Exercise = Pictures do not belong in your copy. Repeat all the other data exactly.

Provided material =
++++++++++

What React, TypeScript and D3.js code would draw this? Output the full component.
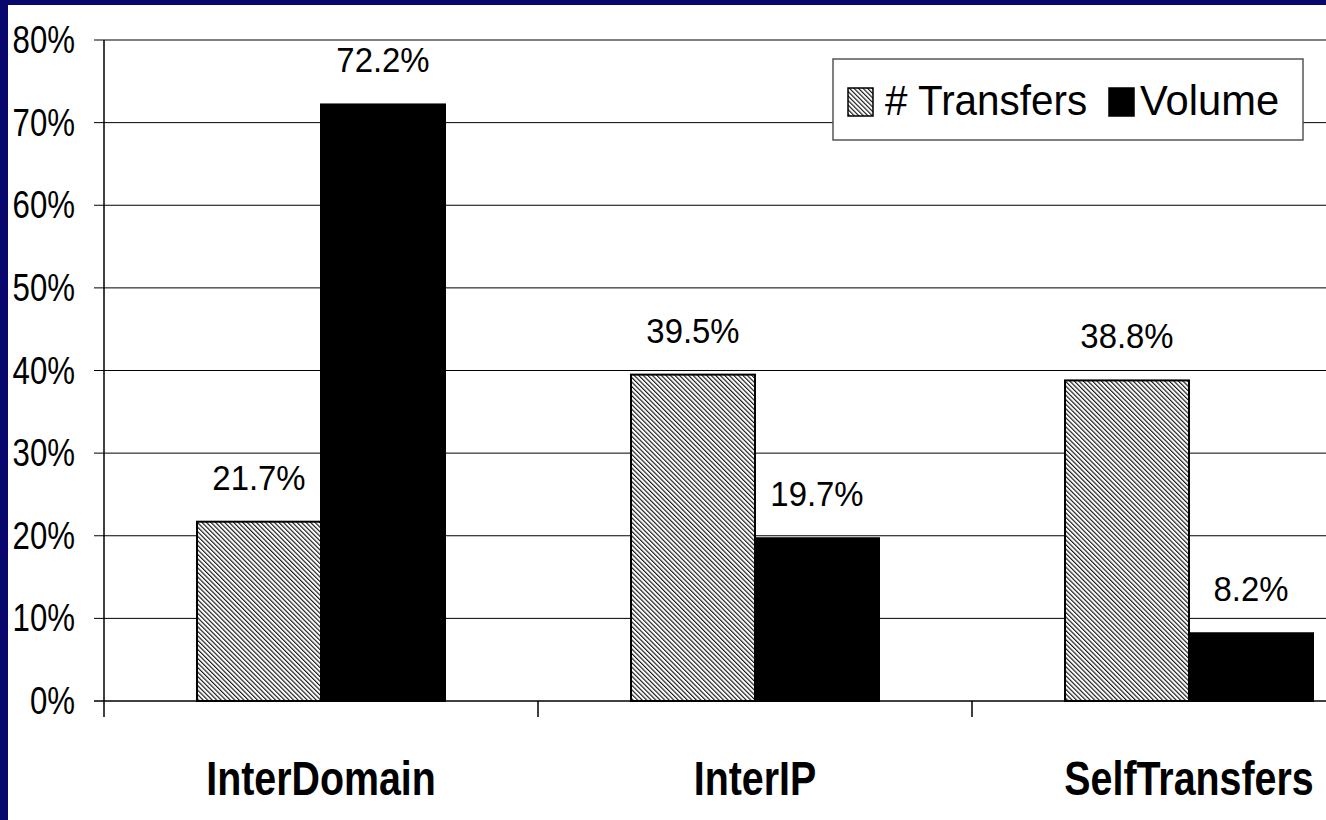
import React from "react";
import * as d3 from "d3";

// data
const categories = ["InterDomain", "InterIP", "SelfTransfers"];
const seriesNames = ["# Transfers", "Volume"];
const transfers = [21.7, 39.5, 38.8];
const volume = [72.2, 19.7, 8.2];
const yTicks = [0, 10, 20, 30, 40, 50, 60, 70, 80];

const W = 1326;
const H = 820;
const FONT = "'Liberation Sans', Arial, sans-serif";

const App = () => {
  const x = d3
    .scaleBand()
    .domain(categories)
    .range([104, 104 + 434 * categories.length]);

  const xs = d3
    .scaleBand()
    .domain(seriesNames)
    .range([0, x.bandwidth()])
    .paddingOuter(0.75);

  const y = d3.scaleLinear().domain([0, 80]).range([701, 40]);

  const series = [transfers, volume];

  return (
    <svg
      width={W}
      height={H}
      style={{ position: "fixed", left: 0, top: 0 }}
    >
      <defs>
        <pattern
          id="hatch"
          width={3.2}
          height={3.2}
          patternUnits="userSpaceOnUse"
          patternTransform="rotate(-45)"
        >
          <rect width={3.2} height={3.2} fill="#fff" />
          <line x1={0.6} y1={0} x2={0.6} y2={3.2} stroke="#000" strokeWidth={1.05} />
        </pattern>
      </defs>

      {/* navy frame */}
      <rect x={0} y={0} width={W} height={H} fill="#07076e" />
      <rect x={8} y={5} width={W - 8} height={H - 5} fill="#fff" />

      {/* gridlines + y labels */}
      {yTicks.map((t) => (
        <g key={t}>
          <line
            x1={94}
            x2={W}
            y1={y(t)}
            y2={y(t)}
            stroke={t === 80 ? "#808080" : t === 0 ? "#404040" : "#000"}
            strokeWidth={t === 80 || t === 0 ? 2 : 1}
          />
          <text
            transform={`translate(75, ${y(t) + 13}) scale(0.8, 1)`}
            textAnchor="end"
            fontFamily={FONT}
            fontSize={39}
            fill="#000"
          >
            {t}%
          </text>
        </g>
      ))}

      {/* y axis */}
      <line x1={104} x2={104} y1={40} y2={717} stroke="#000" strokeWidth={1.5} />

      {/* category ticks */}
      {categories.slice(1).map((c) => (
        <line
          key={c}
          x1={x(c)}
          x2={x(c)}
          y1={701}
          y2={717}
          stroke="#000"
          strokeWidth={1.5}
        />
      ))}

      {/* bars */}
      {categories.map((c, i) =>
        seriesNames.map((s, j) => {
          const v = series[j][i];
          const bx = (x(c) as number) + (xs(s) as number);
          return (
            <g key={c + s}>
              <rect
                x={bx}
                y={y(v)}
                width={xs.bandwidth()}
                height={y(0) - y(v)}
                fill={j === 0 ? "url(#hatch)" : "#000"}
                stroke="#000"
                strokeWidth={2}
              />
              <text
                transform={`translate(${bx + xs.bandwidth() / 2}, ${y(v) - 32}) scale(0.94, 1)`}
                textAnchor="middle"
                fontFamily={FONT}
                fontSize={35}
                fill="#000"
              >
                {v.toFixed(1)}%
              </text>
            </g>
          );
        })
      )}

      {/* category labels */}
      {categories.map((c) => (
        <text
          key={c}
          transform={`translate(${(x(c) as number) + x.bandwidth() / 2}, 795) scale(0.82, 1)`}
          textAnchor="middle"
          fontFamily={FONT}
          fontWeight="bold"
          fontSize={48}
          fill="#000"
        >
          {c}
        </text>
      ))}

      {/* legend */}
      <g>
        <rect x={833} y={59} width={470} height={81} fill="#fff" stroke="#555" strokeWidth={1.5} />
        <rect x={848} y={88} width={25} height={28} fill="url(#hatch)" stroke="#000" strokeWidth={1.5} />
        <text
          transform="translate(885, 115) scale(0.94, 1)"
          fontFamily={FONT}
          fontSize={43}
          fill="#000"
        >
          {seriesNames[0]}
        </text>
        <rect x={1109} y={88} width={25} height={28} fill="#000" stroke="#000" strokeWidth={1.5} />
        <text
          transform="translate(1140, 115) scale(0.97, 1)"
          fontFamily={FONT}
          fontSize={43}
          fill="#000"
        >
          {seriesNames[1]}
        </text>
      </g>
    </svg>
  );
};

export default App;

++++++++++

Response =
What React, TypeScript and D3.js code would draw this? Output the full component.
import React from "react";
import * as d3 from "d3";

// data
const categories = ["InterDomain", "InterIP", "SelfTransfers"];
const seriesNames = ["# Transfers", "Volume"];
const transfers = [21.7, 39.5, 38.8];
const volume = [72.2, 19.7, 8.2];
const yTicks = [0, 10, 20, 30, 40, 50, 60, 70, 80];

const W = 1326;
const H = 820;
const FONT = "'Liberation Sans', Arial, sans-serif";

const App = () => {
  const x = d3
    .scaleBand()
    .domain(categories)
    .range([104, 104 + 434 * categories.length]);

  const xs = d3
    .scaleBand()
    .domain(seriesNames)
    .range([0, x.bandwidth()])
    .paddingOuter(0.75);

  const y = d3.scaleLinear().domain([0, 80]).range([701, 40]);

  const series = [transfers, volume];

  return (
    <svg
      width={W}
      height={H}
      style={{ position: "fixed", left: 0, top: 0 }}
    >
      <defs>
        <pattern
          id="hatch"
          width={3.2}
          height={3.2}
          patternUnits="userSpaceOnUse"
          patternTransform="rotate(-45)"
        >
          <rect width={3.2} height={3.2} fill="#fff" />
          <line x1={0.6} y1={0} x2={0.6} y2={3.2} stroke="#000" strokeWidth={1.05} />
        </pattern>
      </defs>

      {/* navy frame */}
      <rect x={0} y={0} width={W} height={H} fill="#07076e" />
      <rect x={8} y={5} width={W - 8} height={H - 5} fill="#fff" />

      {/* gridlines + y labels */}
      {yTicks.map((t) => (
        <g key={t}>
          <line
            x1={94}
            x2={W}
            y1={y(t)}
            y2={y(t)}
            stroke={t === 80 ? "#808080" : t === 0 ? "#404040" : "#000"}
            strokeWidth={t === 80 || t === 0 ? 2 : 1}
          />
          <text
            transform={`translate(75, ${y(t) + 13}) scale(0.8, 1)`}
            textAnchor="end"
            fontFamily={FONT}
            fontSize={39}
            fill="#000"
          >
            {t}%
          </text>
        </g>
      ))}

      {/* y axis */}
      <line x1={104} x2={104} y1={40} y2={717} stroke="#000" strokeWidth={1.5} />

      {/* category ticks */}
      {categories.slice(1).map((c) => (
        <line
          key={c}
          x1={x(c)}
          x2={x(c)}
          y1={701}
          y2={717}
          stroke="#000"
          strokeWidth={1.5}
        />
      ))}

      {/* bars */}
      {categories.map((c, i) =>
        seriesNames.map((s, j) => {
          const v = series[j][i];
          const bx = (x(c) as number) + (xs(s) as number);
          return (
            <g key={c + s}>
              <rect
                x={bx}
                y={y(v)}
                width={xs.bandwidth()}
                height={y(0) - y(v)}
                fill={j === 0 ? "url(#hatch)" : "#000"}
                stroke="#000"
                strokeWidth={2}
              />
              <text
                transform={`translate(${bx + xs.bandwidth() / 2}, ${y(v) - 32}) scale(0.94, 1)`}
                textAnchor="middle"
                fontFamily={FONT}
                fontSize={35}
                fill="#000"
              >
                {v.toFixed(1)}%
              </text>
            </g>
          );
        })
      )}

      {/* category labels */}
      {categories.map((c) => (
        <text
          key={c}
          transform={`translate(${(x(c) as number) + x.bandwidth() / 2}, 795) scale(0.82, 1)`}
          textAnchor="middle"
          fontFamily={FONT}
          fontWeight="bold"
          fontSize={48}
          fill="#000"
        >
          {c}
        </text>
      ))}

      {/* legend */}
      <g>
        <rect x={833} y={59} width={470} height={81} fill="#fff" stroke="#555" strokeWidth={1.5} />
        <rect x={848} y={88} width={25} height={28} fill="url(#hatch)" stroke="#000" strokeWidth={1.5} />
        <text
          transform="translate(885, 115) scale(0.94, 1)"
          fontFamily={FONT}
          fontSize={43}
          fill="#000"
        >
          {seriesNames[0]}
        </text>
        <rect x={1109} y={88} width={25} height={28} fill="#000" stroke="#000" strokeWidth={1.5} />
        <text
          transform="translate(1140, 115) scale(0.97, 1)"
          fontFamily={FONT}
          fontSize={43}
          fill="#000"
        >
          {seriesNames[1]}
        </text>
      </g>
    </svg>
  );
};

export default App;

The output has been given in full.